Wyden and Udall (with an assist from Paul) should consider revealing the rest of the "iceberg" from the well of the Senate. Let's get on with it.
Greenwald and Poitras are just doing their jobs. But, it's really time for a government process to originate from Congress, which should own the investigation and reveals just as the Watergate and Church committees came to own abuse of power and illegal surveillance scandals of the Seventies.
This is also a "tell" that airgap interception is pretty crude, even for electronic media. They basically have to violate the law and your person to get the information.

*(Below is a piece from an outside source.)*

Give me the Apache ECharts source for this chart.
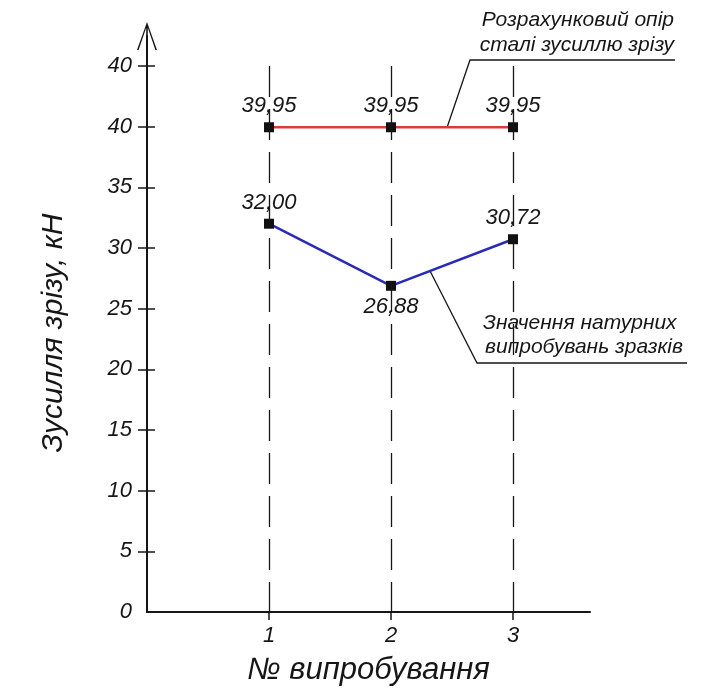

It's also the reason they keep decreasing the air in the tubes: stop and frisk, thick international border lines, drones and built in surveillance on the streets.
What the NSA is trying to do, with the help of (often clueless) local governments and the illegal fusion centers, is to map off-web relationships by assigning metadata to our physical movements in the same manner as phone calls or email.
They also are trying some efforts to record and caralog content, from microphones (on Spokane busses for example) to wackier emotion-reading facial rec software. The basic idea is the same as with phone/web--they are building an index of our movements and connections that will guide use of a content database of documents, recordings, etc.
They are no where near this kind of infrastructure in the US, but Alexander imposed a pretty good working model in Iraq. The significance of drones is that the NSA will no longer need to work through local governments for either funding or permissions. They can hover a drone a foot outside your bedroom window and it would be perfectly legal. More likely is a synced temporary net a hundred feet above special events or areas, barely perceptible.
Expect a desenstization campaign with Billy the Terrorist-Fightin' Drone at the Super Bowl. Then at political rallies, concerts...
NYPD pioneered a non-drone version from poles to monitor Occupy, and likely coupled physical surveillance with content surveillance of Occupier digital activity. We're already there. That's why Miranda's thumb drives scare the authoritarians so much.